[Difx-users] Difx on XEON Scalable Platform CPUs?

Tue Apr 10 11:26:29 EDT 2018

Hi Peter,

Thanks for chiming in.  Indeed getting benchmarks on a system would be 
useful.  To get useful benchmarking values I find the system being studied 
needs to be in a cluster environment with other machines serving as the 
"datastream nodes" and with sufficient network backbone that I/O is not 
the limiting factor.

Your information about the execution units vs. CPU series is quite good to 
know.  An important thing to determine is if I/O (either system-wide, or 
even just RAM<-->Cache<-->CPU) becomes the limiting factor in these 
systems for the calculations we perform.

 	-W

On Tue, 10 Apr 2018, Kerney, Peter wrote:

> I did send this to only Walter and Chris but I’ll give it a wider audience.
>
>
>
> The list of AVX-512 optimised IPP routines is maintained here. https://software.intel.com/en-us/articles/intel-ipp-functions-optimized-for-intel-avx-512 and now has a section on Skylake "Intel® Xeon® Processor Scalable Family".
>
> The list also keeps growing, see the release notes here. https://software.intel.com/en-us/articles/intel-ipp-release-notes-and-new-features
>
> If there is any particular IPP routine missing that you need then let me know and I can contact the developers.
>
>
>
> Just a note on the "bronze (31xx)", "silver (41xx)", "gold (51xx,61xx)", or "platinum (81xx)". The 61xx and the 81xx CPUs have two AVX-512 execution units per core, as opposed to one on the 31xx/41xx/51xx, and so performance of them will be better on AVX-512 optimised workloads.
>
>
>
> Do you have a "recommended configuration" or an idea of what you would need to run a benchmark? If no one has access to a system I can try and arrange this.
>
>
>
> Regards, Peter Kerney.
>
>
>
> ----------------------------------------------
>
> Peter Kerney, Enterprise Solution Architect
>
> Intel Australia Pty Ltd
>
> Level 17, 111 Pacific Highway
>
> North Sydney NSW 2060 Australia
>
> peter.kerney at intel.com<mailto:peter.kerney at intel.com>
>
> Ph: +61299375981
>
> Mb: 0407013230 (+61407013230)
>
> ----------------------------------------------
>
>
> From: Difx-users [mailto:difx-users-bounces at listmgr.nrao.edu] On Behalf Of Richard Dodson
> Sent: Tuesday, April 10, 2018 12:19 PM
> To: Chris Phillips <Chris.Phillips at csiro.au>
> Cc: difxusers <difx-users at nrao.edu>
> Subject: Re: [Difx-users] Difx on XEON Scalable Platform CPUs?
>
> Hi Walter
>
> When I had DiFX running on early versions of Xeon Phi (2012?) I had to by-pass the IPP libraries (at the time Intel said they were not keen to carry those forwards).
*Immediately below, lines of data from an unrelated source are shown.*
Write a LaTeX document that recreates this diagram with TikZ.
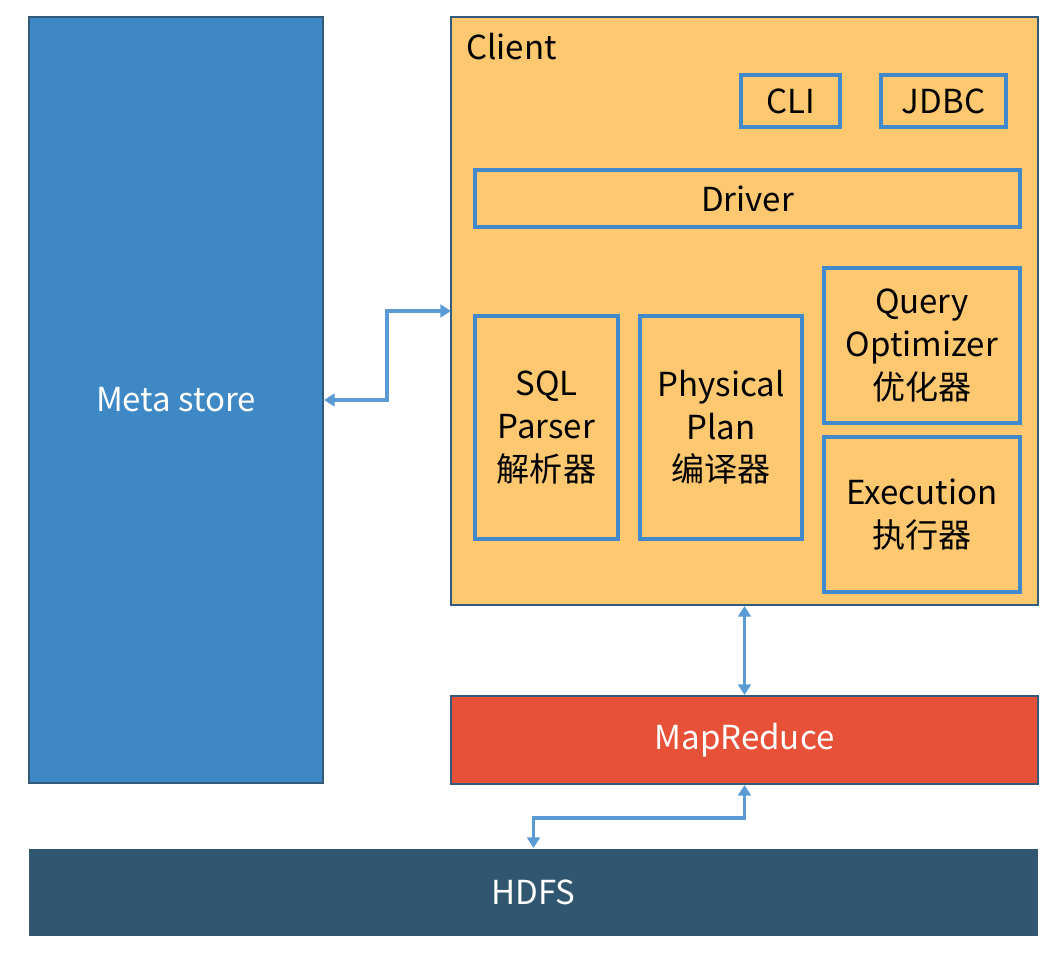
\documentclass[tikz,border=0pt]{standalone}
\usepackage{fontspec}
\setmainfont{Noto Sans CJK SC}
\usetikzlibrary{arrows.meta}

\definecolor{metablue}{HTML}{3D88C5}
\definecolor{edgeblue}{HTML}{315A7B}
\definecolor{clientorange}{HTML}{FDC86F}
\definecolor{boxblue}{HTML}{4189CB}
\definecolor{linkblue}{HTML}{5B9BD5}
\definecolor{mrred}{HTML}{E75138}
\definecolor{hdfsblue}{HTML}{31566F}

\tikzset{
  block/.style={draw=edgeblue, line width=1.4pt, rectangle, inner sep=0pt, font=\fontsize{23.5}{30}\selectfont},
  inbox/.style={draw=boxblue, line width=2.4pt, rectangle, inner sep=0pt, align=center, font=\fontsize{23.5}{30.3}\selectfont},
  link/.style={draw=linkblue, line width=2.4pt, {Triangle[length=7.5pt,width=9pt]}-{Triangle[length=7.5pt,width=9pt]}}
}

\begin{document}
\begin{tikzpicture}[x=0.025cm, y=-0.025cm]
\useasboundingbox (0,0) rectangle (1059,956);
% big blocks
\node [block, fill=metablue, text=white, minimum width=7.35cm, minimum height=19.15cm] (meta) at (176,400) {Meta store};
\node [block, fill=clientorange, minimum width=14.675cm, minimum height=14.7cm] (client) at (744.5,311) {};
\node [block, fill=mrred, text=white, minimum width=14.675cm, minimum height=2.2cm] (mr) at (744.5,740) {MapReduce};
\node [block, draw=none, fill=hdfsblue, text=white, minimum width=25.225cm, minimum height=2.175cm] (hdfs) at (533.5,892.5) {HDFS};
\node [anchor=west, inner sep=0pt, font=\fontsize{23.5}{30}\selectfont] (clientlabel) at (466,47) {Client};
% parts of the client
\node [inbox, minimum width=2.475cm, minimum height=1.3cm] (cli) at (790.5,101) {CLI};
\node [inbox, minimum width=3.125cm, minimum height=1.3cm] (jdbc) at (943.5,101) {JDBC};
\node [inbox, minimum width=13.625cm, minimum height=1.425cm] (driver) at (747.5,198.5) {Driver};
\node [inbox, minimum width=3.575cm, minimum height=5.575cm] (sql) at (546.5,427.5) {SQL\\Parser\\解析器};
\node [inbox, minimum width=4.05cm, minimum height=5.575cm] (plan) at (721,427.5) {Physical\\Plan\\编译器};
\node [inbox, minimum width=4.9cm, minimum height=3.875cm] (opt) at (922,345.5) {Query\\Optimizer\\优化器};
\node [inbox, minimum width=4.9cm, minimum height=3.875cm] (exec) at (922,514.5) {Execution\\执行器};
% connectors
\coordinate (cin) at (451,311);
\draw [link] (meta.east) -- (387,400) |- (cin);
\draw [link] (client.south) -- (mr.north);
\draw [link] (mr.south) -- ++(0,33) -| (hdfs.north);
\end{tikzpicture}
\end{document}
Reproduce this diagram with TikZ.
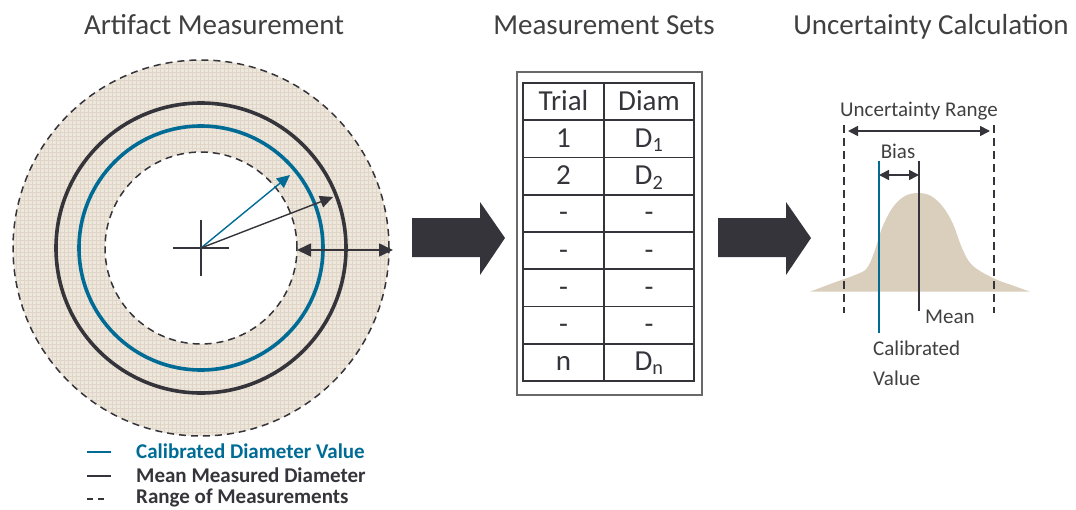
\documentclass[tikz,border=0pt]{standalone}
\usepackage{fontspec}
\setmainfont{Carlito}
\usetikzlibrary{arrows.meta}

\definecolor{calblue}{RGB}{0,108,150}
\definecolor{ink}{RGB}{52,52,58}
\definecolor{txt}{RGB}{64,64,64}
\definecolor{ringfill}{RGB}{237,231,221}
\definecolor{ringgrid}{RGB}{224,213,198}
\definecolor{bellfill}{RGB}{218,206,188}
\definecolor{framegray}{RGB}{105,105,108}

\tikzset{
  title/.style={anchor=base, text=txt, font=\fontsize{29}{32}\selectfont, inner sep=0pt},
  cell/.style={anchor=base, text=ink, font=\fontsize{29}{32}\selectfont, inner sep=0pt},
  lbl/.style={text=txt, font=\fontsize{21}{24}\selectfont, inner sep=0pt},
  legendtext/.style={anchor=base west, font=\bfseries\fontsize{21}{24}\selectfont, inner sep=0pt},
  dashring/.style={draw=ink, line width=1.5pt, dash pattern=on 7pt off 5pt},
  solidring/.style={line width=3.6pt},
  radtip/.tip={Triangle[length=13pt,width=12pt]},
  widetip/.tip={Triangle[length=14pt,width=13pt]},
  narrowtip/.tip={Triangle[length=10pt,width=10pt]},
  blockarrow/.style={fill=ink},
}

\begin{document}
\begin{tikzpicture}[x=1pt,y=-1pt]
\useasboundingbox (0,0) rectangle (1076,509);

% ---------- titles ----------
\node[title] (t1) at (214,34) {Artifact Measurement};
\node[title] (t2) at (604,34) {Measurement Sets};
\node[title] (t3) at (931,34) {Uncertainty Calculation};

% ---------- artifact: measurement ring ----------
\coordinate (c) at (201,248);
\fill[ringfill, even odd rule] (c) circle[radius=188pt] (c) circle[radius=96pt];
\begin{scope}[even odd rule]
  \clip (c) circle[radius=188pt] (c) circle[radius=96pt];
  \draw[ringgrid, line width=0.5pt, step=4pt] (8,56) grid (396,444);
\end{scope}
\draw[dashring] (c) circle[radius=188pt];
\draw[dashring] (c) circle[radius=96pt];
\draw[ink, solidring] (c) circle[radius=145pt];
\draw[calblue, solidring] (c) circle[radius=122pt];

% centre mark
\draw[ink, line width=1.5pt] (c) ++(-28,0) -- ++(56,0);
\draw[ink, line width=1.5pt] (c) ++(0,-28) -- ++(0,56);

% radii
\coordinate (calTip) at (290,175);
\coordinate (meanTip) at (333,197);
\draw[calblue, line width=1.4pt, -radtip] (c) -- (calTip);
\draw[ink, line width=1.4pt, -radtip] (c) -- (meanTip);

% measurement range
\coordinate (rangeL) at (297,250);
\coordinate (rangeR) at (393,250);
\draw[ink, line width=1.6pt, widetip-widetip] (rangeL) -- (rangeR);

% ---------- block arrows ----------
\fill[blockarrow] (412,218) -- (480,218) -- (480,202) -- (505,238) -- (480,275) -- (480,257) -- (412,257) -- cycle;
\fill[blockarrow] (718,218) -- (786,218) -- (786,202) -- (811,238) -- (786,275) -- (786,257) -- (718,257) -- cycle;

% ---------- measurement table ----------
\draw[framegray, line width=1.3pt] (517,72) rectangle (702,395);
\draw[ink, line width=1.8pt] (523,83) rectangle (694,381);
\foreach \i in {1,...,7} {
  \draw[ink, line width=1.8pt] (523,83+\i*37.25) -- (694,83+\i*37.25);
}
\draw[ink, line width=1.8pt] (604,83) -- (604,381);

\foreach \a/\b [count=\r from 0] in {Trial/Diam, 1/D\textsubscript{1}, 2/D\textsubscript{2}, -/-, -/-, -/-, -/-, n/D\textsubscript{n}} {
  \node[cell] (l\r) at (563.5,110+\r*37.25) {\a};
  \node[cell] (r\r) at (649,110+\r*37.25) {\b};
}

% ---------- uncertainty calculation ----------
\fill[bellfill] plot[smooth, tension=0.6] coordinates {
  (810,291.7) (833,283) (855,275) (867,268) (875,250) (882,228) (893,207)
  (905,196) (918,193) (931,196) (943,207) (953,224) (962,248) (972,265)
  (993,278) (1017,287) (1030,291.7)};
\draw[calblue, line width=1.8pt] (879,161) -- (879,333);
\draw[ink, line width=1.8pt] (919,161) -- (919,311);
\draw[ink, line width=1.5pt, dash pattern=on 8pt off 5pt] (844,125) -- (844,313);
\draw[ink, line width=1.5pt, dash pattern=on 8pt off 5pt] (994,125) -- (994,313);

\coordinate (uncL) at (848,131);
\coordinate (uncR) at (990,131);
\draw[ink, line width=1.6pt, narrowtip-narrowtip] (uncL) -- (uncR);
\coordinate (biasL) at (879,175);
\coordinate (biasR) at (919,175);
\draw[ink, line width=1.6pt, narrowtip-narrowtip] (biasL) -- (biasR);

\node[lbl, anchor=base] (unc) at (919,116) {Uncertainty Range};
\node[lbl, anchor=base] (bias) at (898,158) {Bias};
\node[lbl, anchor=base west] (mean) at (925,323) {Mean};
\node[lbl, anchor=base west] (cal1) at (873,355) {Calibrated};
\node[lbl, anchor=base west] (cal2) at (873,385) {Value};

% ---------- legend ----------
\draw[calblue, line width=2.8pt] (87,452) -- (111,452);
\draw[ink, line width=2.8pt] (87,476) -- (111,476);
\draw[ink, line width=1.3pt, dash pattern=on 6pt off 5pt] (87,499) -- (104,499);
\node[legendtext, text=calblue] (lg1) at (136,458) {Calibrated Diameter Value};
\node[legendtext, text=ink] (lg2) at (136,482) {Mean Measured Diameter};
\node[legendtext, text=ink] (lg3) at (136,503.5) {Range of Measurements};
\end{tikzpicture}
\end{document}
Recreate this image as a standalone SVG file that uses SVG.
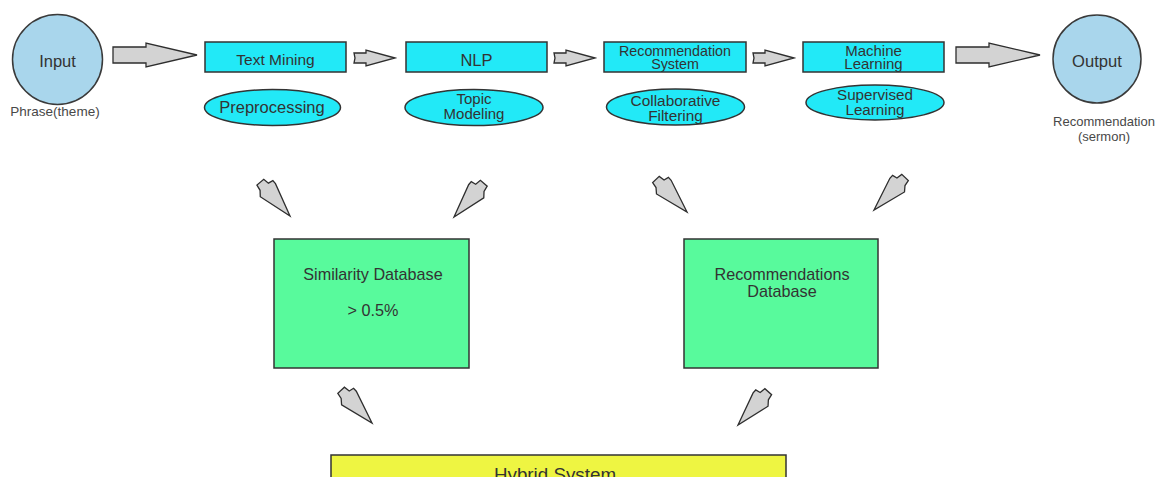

So all functionality was included in GENERIC. Some things had to be inline functions, but I could use the MKL libraries for others.
> Has IPP been ported now?
>
>
> If not (and maybe if so) it could be worth looking to see where the speed up would be (it was dominated by the complex multiply accumulate at the time) and see if that could be improved. For example the intrinsic for genericAddProduct_32fc could be replaced with the code example in:
>
> In https://software.intel.com/en-us/forums/intel-isa-extensions/topic/74737
>
> The comments include:
>
> SSE3 (included in SSE4.2) has specific instructions which the compiler will use to vectorize complex without requiring intrinsics or shuffle.  In order to use fully AVX2 or AVX512, as John said, it will be necessary to split the data. Compilers will not attempt to evaluate whether a mixture of SSE3 and AVX2 will prove faster.  The statistics produced by opt-report may help to evaluate this, and might lead you to use some SSE3 intrinsics in case the overhead of splitting the data would be significant.
>
>
>
> Page 5-26 of https://www.intel.com/content/dam/www/public/us/en/documents/manuals/64-ia-32-architectures-optimization-manual.pdf may have useful examples as well
>
>       Richard
>
> On Tue, Apr 10, 2018 at 9:20 AM, <Chris.Phillips at csiro.au<mailto:Chris.Phillips at csiro.au>> wrote:
> Hi Walter
>
> No I haven’t, but just a note that when I tried DIFX  on the KnightsLanding an year or so ago, IPP had not been ported to AVX512 at that stage
>
> Cheers
> Chris
>
>
>
>> On 10 Apr 2018, at 11:15, Walter Brisken <wbrisken at lbo.us<mailto:wbrisken at lbo.us>> wrote:
>>
>>
>> Hi DiFX Users,
>>
>> I'm wondering if anyone on this list has tried DiFX on Intel XEON CPUs called "Scalable Platform".  These are distinguished by "bronze", "silver", "gold", or "platinum" varieties.  They are also labeled as "Skylake-SP" processors.  If anyone has such experience, I'm wondering if any benchmarks are available.  Also wondering if any attempt to evaluate improvement the AVX512 instructions offer in DiFX computing.
>>
>> Thanks,
>>
>> Walter
>>
>> --
>> -------------------------
>> Walter Brisken
>> Director
>> Long Baseline Observatory
>> (575)-835-7133 (office)
>> (505)-234-5912 (cell)
>>
>> _______________________________________________
>> Difx-users mailing list
>> Difx-users at listmgr.nrao.edu<mailto:Difx-users at listmgr.nrao.edu>
>> https://listmgr.nrao.edu/mailman/listinfo/difx-users
>
>
> _______________________________________________
> Difx-users mailing list
> Difx-users at listmgr.nrao.edu<mailto:Difx-users at listmgr.nrao.edu>
> https://listmgr.nrao.edu/mailman/listinfo/difx-users
>
>
>
> --
> -------------------------
> Dr Richard Dodson,
> International Centre for Radio Astronomy Research
> University of Western Australia
> P: +8 6488 7842 E: richard.dodson at icrar.org<mailto:richard.dodson at icrar.org>
>

-- 
-------------------------
Walter Brisken
Director
Long Baseline Observatory
(575)-835-7133 (office)
(505)-234-5912 (cell)